Safety advocates Joan Claybrook of Public Citizen and Jacqueline Gillian of Advocates for Highway & Auto Safety lobbied for the same improvements outlined in their rulemaking comments, including a dynamic roof strength test and a higher strength-to-weight ratio standard. Stephen Oesch of the Insurance Institute for Highway Safety presented the results of their roof crush studies in which showed the relationship between increased roof strength and reduced injury risk in rollover s and suggested that the proposal be strengthened to require a strength-to-weight ratio of at least 3.0.
“Prior to our recent research on roof strength, several studies had reported no relationship between roof strength and injury risk in rollover crashes. These earlier findings defy logic because, as I just explained, in every other crash configuration – whether front, side, or rear – the basic principles of occupant protection dictate that the compartment be designed to resist intrusion so lap/shoulder safety belts and airbags can provide protection to occupants,” Oesch said. “There is no logical reason to assume that in a rollover crash, you would design a vehicle to permit excessive intrusion.
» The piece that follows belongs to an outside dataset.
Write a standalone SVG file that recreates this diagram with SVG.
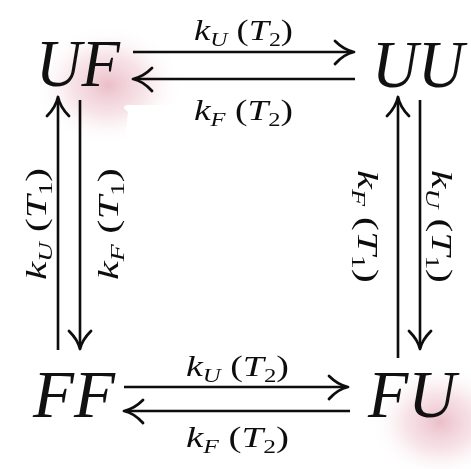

This is the reason NASCAR vehicles are equipped with roll bars to prevent roof crush in violent rollover crashes such as the one experienced by Michael McDowell at the Texas Motor Speedway in 2008. He walked away from this crash uninjured.”
On the industry side, Robert Strassberger of the Alliance of Automobile Manufacturers and Michael Stanton of the Association of International Automobile Manufacturers re-stated their opposition to dynamic testing and to two-sided roof testing. Strassberger reiterated the company line that roof strength bore no relation to injuries in a rollover crash.
On one thing, most of the commenters agreed: NHTSA should take more time, if necessary to propose a well-crafted roof crush amendment, rather than rush to make the July 1 deadline.
“It’s more important to get this thing done right, than get it done fast,” Pryor said.